Regarding snubber networks, they can help to reduce oscillations. You should be aware of the fact, that the oscillations are not the cause of low circuit efficiency. You can expect, that a snubber reduces the efficiency. In so far, you should first try to understand the real problems of your circuit. I fear, that besides possible cross-conduction, the circuit layout will be the main problem. The resonance frequency suggests rather large circuit inductances around 0.3 uH. Can you show a photo?

A starting point for an effective series RC snubber would be around 1-2 ohm / 50 to 100 nF, preferably splitted into multiple parallel RC circuits.

P.S.: The gate resistance order of magnitude seems basically reasonable. Faster gate drive would be possible but may also involve additional oscillations. Personally, I would always use individual gate resistors for each transistor.

As another comment the schottky diode cause 3/4 of the circuit capacitance and should be omitted favouring fully synchronous switching.

Dear friends
Again Hi
Snubber network will decrease the power dissipation( according to the press man book) . because in over shoot signals , mosfet wants to change the situation very fast and because its amplitude is high , mosfet wants to going to linear region. its dissipation will increase . if you damp them ( over shoots) your dissipation will be low. ( you should use non dissipative snubber (RCD) to correct it .
Respect

---------- Post added at 09:51 ---------- Previous post was at 09:43 ----------

If the series resistor with gate , become high , the voltage across the gs will going down , because of its capacitance .
and because of this effect , your mosfet will be at linear region.

---------- Post added at 09:52 ---------- Previous post was at 09:51 ----------

and linear region is so dissipative region

If the series resistor with gate , become high , the voltage across the gs will going down , because of its capacitance .
and because of this effect , your mosfet will be at linear region.

Click to expand...

Do you mean to say, that 3 ohm is too high for the present application? What's your criterion for this statement?

Regarding "non-disspative" RCD snubbers, they are good to reduce overshoots. I doubt, that they will help much in the present situation.

Dear FVM
Hi
No my mean was not that 3 ohm is high! my mean is just that this resistance should become low . but 3 ohm is good .
Thank you
Goldsmith

Here are test of the psu.
I think something work very wrong there - please advice me a solution.
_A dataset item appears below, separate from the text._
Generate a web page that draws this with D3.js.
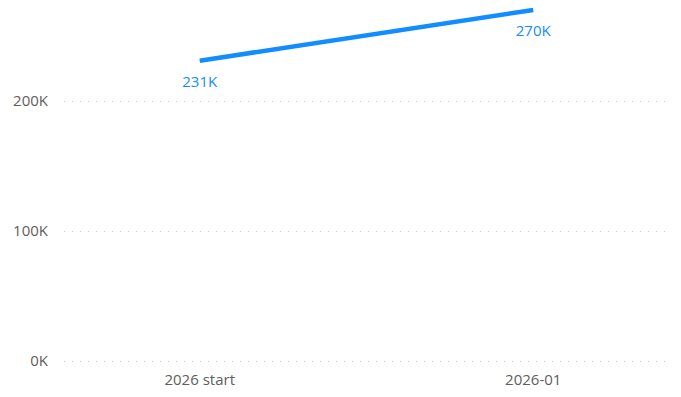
<!DOCTYPE html>
<html>
<head>
<meta charset="utf-8">
<script src="https://cdn.jsdelivr.net/npm/d3@7"></script>
<style>
	body { margin: 0; background: #fff; }
	text { font-family: "Segoe UI", "Open Sans", sans-serif; }
	.tick text { fill: #605E5C; font-size: 15px; }
	.data-label { fill: #118DFF; font-size: 15px; }
</style>
</head>
<body>
<div id="chart"></div>
<script>
	var categories = ['2026 start', '2026-01'];
	var values = [231000, 270000];
	var yTicks = [0, 100000, 200000];

	var width = 681,
		height = 397,
		plotLeft = 62,
		plotRight = 668,
		plotTop = 0,
		plotBottom = 361;

	var svg = d3.select('#chart')
		.append('svg')
		.attr('width', width)
		.attr('height', height);

	var x = d3.scalePoint()
		.domain(categories)
		.range([plotLeft + 1, plotRight + 2])
		.padding(0.41);

	var y = d3.scaleLinear()
		.domain([0, 277692])
		.range([plotBottom, plotTop]);

	var fmt = function(d) { return Math.round(d / 1000) + 'K'; };

	// gridlines
	svg.append('g')
		.selectAll('line')
		.data(yTicks)
		.enter()
		.append('line')
		.attr('x1', plotLeft + 2)
		.attr('x2', plotRight)
		.attr('y1', function(d) { return Math.round(y(d)) + 0.5; })
		.attr('y2', function(d) { return Math.round(y(d)) + 0.5; })
		.attr('stroke', '#C8C6C4')
		.attr('stroke-width', 1)
		.attr('stroke-dasharray', '1 7');

	// y axis labels
	svg.append('g')
		.attr('class', 'tick')
		.selectAll('text')
		.data(yTicks)
		.enter()
		.append('text')
		.attr('x', 48)
		.attr('y', function(d) { return y(d); })
		.attr('dy', '0.35em')
		.attr('text-anchor', 'end')
		.text(fmt);

	// x axis labels
	svg.append('g')
		.attr('class', 'tick')
		.selectAll('text')
		.data(categories)
		.enter()
		.append('text')
		.attr('x', function(d) { return x(d); })
		.attr('y', 380)
		.attr('dy', '0.35em')
		.attr('text-anchor', 'middle')
		.text(function(d) { return d; });

	var line = d3.line()
		.x(function(d, i) { return x(categories[i]); })
		.y(function(d) { return y(d); });

	svg.append('path')
		.datum(values)
		.attr('d', line)
		.attr('fill', 'none')
		.attr('stroke', '#118DFF')
		.attr('stroke-width', 4.5);

	svg.append('g')
		.selectAll('text')
		.data(values)
		.enter()
		.append('text')
		.attr('class', 'data-label')
		.attr('x', function(d, i) { return x(categories[i]); })
		.attr('y', function(d) { return y(d) + 21; })
		.attr('dy', '0.35em')
		.attr('text-anchor', 'middle')
		.text(fmt);
</script>
</body>
</html>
All tests output voltage is 1.6v(10amps) - 1.77v(100amps). Frequency is 25khz.

diode vs mosfet+diode

2 chokes vs 3 chokes

Schematic:



Gate voltage:

duty 6.07 gnd=choke --------- duty 6.07 gnd-choke shorted


Reverse mosfet + diode, 5amps:

+12-choke ----------------- +12-choke ------------------ gnd-choke ------------------- gnd-choke


Reverse mosfet + diode, 30amps:

gnd-choke ----------------- +12-choke


Reverse mosfet + diode, 100amps:

+12-choke ----------------- +12-choke ------------------ gnd-choke

I have difficulties to identify the probe connection for each waveform. It's also not clear to me, how you can connect the oscilloscope ground to a "hot" circuit node (switcher output) without affecting the measurement. Does it mean, the circuit is completely floating or do you use a differential probe?
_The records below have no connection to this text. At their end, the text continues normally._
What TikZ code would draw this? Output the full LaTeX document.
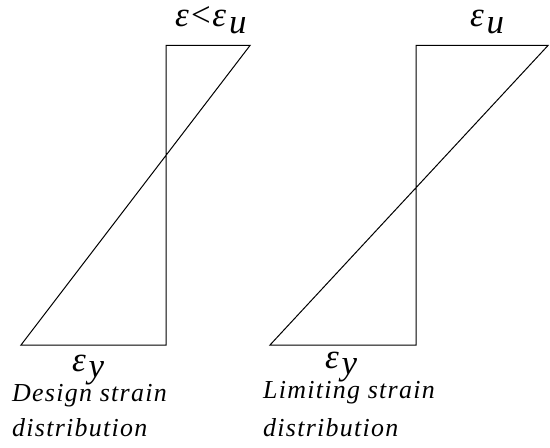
\documentclass[tikz,border=0pt]{standalone}
\usepackage{fontspec}
\setmainfont{Liberation Serif}
\newcommand{\subl}[1]{\kern0.08em\raisebox{-0.2em}{#1}}
\begin{document}
\begin{tikzpicture}[x=1bp,y=-1bp,
  lbl/.style={font=\itshape\fontsize{26}{30}\selectfont\addfontfeature{LetterSpace=5}, inner sep=0pt, anchor=base west},
  eps/.style={font=\itshape\fontsize{35}{38}\selectfont, inner sep=0pt, anchor=base west},
  profile/.style={line width=1bp, black, line join=miter}]
\useasboundingbox (0,0) rectangle (550,448);
% left profile
\coordinate (LTL) at (166,45.5);
\coordinate (LTR) at (250,45.5);
\coordinate (LBL) at (21,345);
\coordinate (LBR) at (166,345);
\draw[profile] (LTL) -- (LTR) -- (LBL) -- (LBR) -- cycle;
% right profile
\coordinate (RTL) at (416,45.5);
\coordinate (RTR) at (548,45.5);
\coordinate (RBL) at (270,345);
\coordinate (RBR) at (416,345);
\draw[profile] (RTL) -- (RTR) -- (RBL) -- (RBR) -- cycle;
% strain labels
\node[eps] (etop1) at (175,27) {ε<ε\subl{u}};
\node[eps] (etop2) at (470,27) {ε\subl{u}};
\node[eps] (ebot1) at (72,371) {ε\subl{y}};
\node[eps] (ebot2) at (325,368) {ε\subl{y}};
% captions
\node[lbl] (c1a) at (12,401) {Design strain};
\node[lbl] (c1b) at (12,436) {distribution};
\node[lbl] (c2a) at (263,398) {Limiting strain};
\node[lbl] (c2b) at (263,436) {distribution};
\end{tikzpicture}
\end{document}
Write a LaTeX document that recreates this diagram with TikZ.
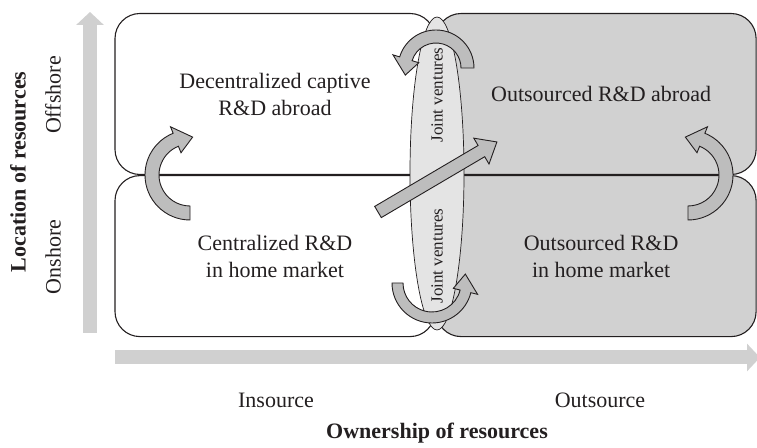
\documentclass[tikz,border=0pt]{standalone}
\usepackage{fontspec}
\setmainfont{Liberation Serif}
\usepackage{tikz}
\usetikzlibrary{arrows.meta,positioning,shapes.geometric}
\definecolor{quadgray}{HTML}{D1D1D1}
\definecolor{jvgray}{HTML}{E4E4E4}
\definecolor{turngray}{HTML}{BDBDBD}
\definecolor{axisgray}{HTML}{D0D0D0}
\definecolor{inkgray}{HTML}{231F20}

% #1 centre, #2 start angle, #3 head base angle, #4 tip angle, #5 inner r, #6 outer r
\newcommand{\bentarrow}[6]{%
  \begin{scope}[shift={#1}]
    \draw[turnarrow] (#2:#6) arc[start angle=#2, end angle=#3, radius=#6pt]
      -- (#3:{#6+7}) -- (#4:{(#5+#6)/2}) -- (#3:{#5-7}) -- (#3:#5)
      arc[start angle=#3, end angle=#2, radius=#5pt] -- cycle;
  \end{scope}}

\begin{document}
\begin{tikzpicture}[x=1pt,y=1pt,
  every node/.style={text=inkgray},
  quad/.style={draw=inkgray, line width=1.1pt, rounded corners=25pt,
    minimum width=320pt, minimum height=161pt, inner sep=0pt, align=center,
    font=\fontsize{22}{27}\selectfont},
  jvlens/.style={ellipse, draw=inkgray, line width=0.7pt, fill=jvgray,
    minimum width=54pt, minimum height=313pt, inner sep=0pt},
  jvtext/.style={rotate=90, font=\fontsize{17}{20}\selectfont},
  axistext/.style={font=\fontsize{22}{26}\selectfont},
  axistitle/.style={font=\bfseries\fontsize{22}{26}\selectfont},
  axisarrow/.style={draw=axisgray, line width=14pt, -{Triangle[width=27pt,length=13pt]}},
  turnarrow/.style={fill=turngray, draw=inkgray, line width=0.9pt, line join=miter}]
  \useasboundingbox (0,0) rectangle (757,447);

  % axes
  \coordinate (yfoot) at (90,114);
  \coordinate (ytop) at (90,435);
  \coordinate (xfoot) at (115,89.5);
  \coordinate (xtip) at (760,89.5);
  \draw[axisarrow] (yfoot) -- (ytop);
  \draw[axisarrow] (xfoot) -- (xtip);

  % the four quadrants
  \node[quad] (tl) at (275,353) {Decentralized captive\\R\&D abroad};
  \node[quad, below=0pt of tl] (bl) {Centralized R\&D\\in home market};
  \node[quad, fill=quadgray, right=0pt of tl] (tr) {\hspace*{10pt}Outsourced R\&D abroad};
  \node[quad, fill=quadgray, right=0pt of bl] (br) {\hspace*{10pt}Outsourced R\&D\\\hspace*{10pt}in home market};

  \node[jvlens] (jv) at (437,273.5) {};

  % moves between quadrants
  \bentarrow{(190,272)}{270}{112}{86}{31}{45}
  \bentarrow{(688,272)}{-90}{68}{94}{31}{45}
  \bentarrow{(436,379)}{0}{163}{193}{25}{38}
  \bentarrow{(432,164)}{180}{346}{375}{29}{40}
  \begin{scope}[shift={(378,235)}, rotate=30.5]
    \draw[turnarrow] (0,-6.5) -- (120,-6.5) -- (120,-15) -- (138,0)
      -- (120,15) -- (120,6.5) -- (0,6.5) -- cycle;
  \end{scope}

  \node[jvtext] (jvup) at (437,352) {Joint ventures};
  \node[jvtext] (jvdown) at (437,191) {Joint ventures};

  % axis labels
  \node[axistitle, rotate=90] (loc) at (18,275) {Location of resources};
  \node[axistext, rotate=90] (off) at (53,352) {Offshore};
  \node[axistext, rotate=90] (on) at (53,190) {Onshore};
  \node[axistext] (ins) at (276,47) {Insource};
  \node[axistext] (outs) at (600,47) {Outsource};
  \node[axistitle] (own) at (437,14) {Ownership of resources};
\end{tikzpicture}
\end{document}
Under each waveform there is info what to what point it is metered. All points are mentioned on schematic picture: "+12v", "choke", "gnd", "yellow channel". First word is probe connection point and second is ground connection point.
Unfortunatelly I have only atten ads1062cm oscilloscope. Yellow channel is synchronization with PWM impulse, driver has it's own power supply so gate voltage can be only measured with oscilloscope ground connected to source i.e. "choke" point.
What I can imagine is measure schematic drain-source voltage and choke-ground voltage. Of course I measure output dc voltage with multimeter. I would like to measure inner currents but I don't know how - I have shunt, 75mv -300amps - but EMI is much much higher, I see hundreds millivolts on oscilloscope on this shut not galvanically connected to the scheme.
About floating - oscilloscope is 100% galvanically disconnected from scheme and from power ground. So it does not matter what point I use as measurement ground. The picture is stable and for photos it was not stopped. If it's possible please advice another connecton of my oscilloscope.
I think the most necesarry for the scheme is snubber. But I still don't understand how to implement it. Please show me an example referring to my schematic.
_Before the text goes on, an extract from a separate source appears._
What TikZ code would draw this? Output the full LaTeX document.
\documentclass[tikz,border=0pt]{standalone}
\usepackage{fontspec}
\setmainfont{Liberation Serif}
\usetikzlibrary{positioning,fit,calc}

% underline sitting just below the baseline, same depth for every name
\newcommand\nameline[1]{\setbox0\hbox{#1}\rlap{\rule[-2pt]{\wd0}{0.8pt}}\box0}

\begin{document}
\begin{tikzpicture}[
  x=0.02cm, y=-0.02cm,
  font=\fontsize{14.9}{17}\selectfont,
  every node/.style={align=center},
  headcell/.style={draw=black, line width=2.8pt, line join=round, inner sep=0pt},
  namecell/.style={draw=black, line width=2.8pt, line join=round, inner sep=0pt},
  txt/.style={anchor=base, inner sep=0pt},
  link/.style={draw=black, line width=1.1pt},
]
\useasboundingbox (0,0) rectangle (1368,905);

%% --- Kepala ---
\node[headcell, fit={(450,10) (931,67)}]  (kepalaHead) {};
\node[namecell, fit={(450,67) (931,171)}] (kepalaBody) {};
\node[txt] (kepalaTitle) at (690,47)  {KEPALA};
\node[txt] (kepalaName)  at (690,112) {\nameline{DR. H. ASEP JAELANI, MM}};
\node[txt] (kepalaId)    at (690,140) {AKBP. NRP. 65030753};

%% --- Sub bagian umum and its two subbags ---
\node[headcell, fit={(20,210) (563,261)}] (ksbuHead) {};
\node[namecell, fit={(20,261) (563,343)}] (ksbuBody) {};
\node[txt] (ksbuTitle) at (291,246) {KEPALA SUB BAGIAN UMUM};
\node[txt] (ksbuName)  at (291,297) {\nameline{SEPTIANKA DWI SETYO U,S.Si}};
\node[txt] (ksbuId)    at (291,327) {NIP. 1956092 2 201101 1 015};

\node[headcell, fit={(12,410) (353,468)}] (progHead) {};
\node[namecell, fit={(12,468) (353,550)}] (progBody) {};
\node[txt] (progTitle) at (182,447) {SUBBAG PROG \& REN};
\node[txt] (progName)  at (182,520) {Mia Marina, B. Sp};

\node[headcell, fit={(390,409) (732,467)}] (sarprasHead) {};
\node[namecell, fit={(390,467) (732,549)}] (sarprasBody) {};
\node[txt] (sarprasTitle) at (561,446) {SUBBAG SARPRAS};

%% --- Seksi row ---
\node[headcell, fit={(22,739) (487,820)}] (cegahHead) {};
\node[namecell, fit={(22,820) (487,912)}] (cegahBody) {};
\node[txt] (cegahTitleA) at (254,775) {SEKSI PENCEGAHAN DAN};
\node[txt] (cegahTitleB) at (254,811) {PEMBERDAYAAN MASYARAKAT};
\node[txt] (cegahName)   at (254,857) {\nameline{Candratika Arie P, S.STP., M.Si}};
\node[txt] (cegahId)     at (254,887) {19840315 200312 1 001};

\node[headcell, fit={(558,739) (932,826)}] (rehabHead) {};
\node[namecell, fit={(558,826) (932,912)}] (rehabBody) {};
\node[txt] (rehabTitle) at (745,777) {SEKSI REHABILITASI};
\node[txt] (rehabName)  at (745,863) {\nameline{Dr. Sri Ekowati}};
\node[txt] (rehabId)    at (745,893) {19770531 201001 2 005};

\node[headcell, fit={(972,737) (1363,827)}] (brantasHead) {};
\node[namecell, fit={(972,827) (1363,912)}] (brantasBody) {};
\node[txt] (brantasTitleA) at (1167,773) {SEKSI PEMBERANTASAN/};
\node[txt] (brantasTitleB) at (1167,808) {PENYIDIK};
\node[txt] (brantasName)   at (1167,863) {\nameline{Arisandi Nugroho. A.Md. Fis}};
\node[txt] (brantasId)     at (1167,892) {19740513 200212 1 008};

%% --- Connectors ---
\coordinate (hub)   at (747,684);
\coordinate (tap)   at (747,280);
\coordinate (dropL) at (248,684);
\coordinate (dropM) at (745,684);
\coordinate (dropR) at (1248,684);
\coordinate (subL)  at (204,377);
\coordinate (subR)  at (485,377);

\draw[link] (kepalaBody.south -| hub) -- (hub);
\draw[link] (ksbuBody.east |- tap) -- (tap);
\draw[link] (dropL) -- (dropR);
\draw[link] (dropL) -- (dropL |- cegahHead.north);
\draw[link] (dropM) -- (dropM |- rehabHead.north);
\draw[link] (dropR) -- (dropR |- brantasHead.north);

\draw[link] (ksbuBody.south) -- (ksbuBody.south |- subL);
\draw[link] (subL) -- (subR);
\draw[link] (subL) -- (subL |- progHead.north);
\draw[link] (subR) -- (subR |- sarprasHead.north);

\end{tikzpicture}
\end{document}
I update the schematic (of course tests diodes were right connected, it's typo on picture):


Some info about construction: mosfets are solder mounted to copper bus, interconnection is dual or tripple 16mm^2 wires (AWG 5), capacitors are soldered in rows on long pcb with one 16mm^2 wire for two rows.

Here are waveforms with reverse diode only, mosfets are physically disconnected:

Reverse diode, 5amps:

+12-choke ----------------- +12-choke ------------------ gnd-choke

Reverse diode, 30amps:

+12-choke ----------------- +12-choke ------------------ gnd-choke ------------------- gnd-choke

O.K. the probe configuration seems clear so far. I understand, that the text "blue channel ground" has to be ignored.

I assume, that the floating oscilloscope ground point doesn't cause major waveform corruptions or even backlash to circuit operation, because the "choke" node is rather low impedance. But it's not the preferable way to probe a circuit.

So what do you see from the waveforms? The gate signal is basically O.K. Also the previously shown timing relation of high-side and low-side gate voltages looked good. But the switched node waveform, either displayed as +12V-choke or gnd-choke looks weird. That makes me refer to my previous comment about circuit inductances. You see, that the switched (choke) node is swinging > 50 V below ground, which can't happen, if the diodes are in effect.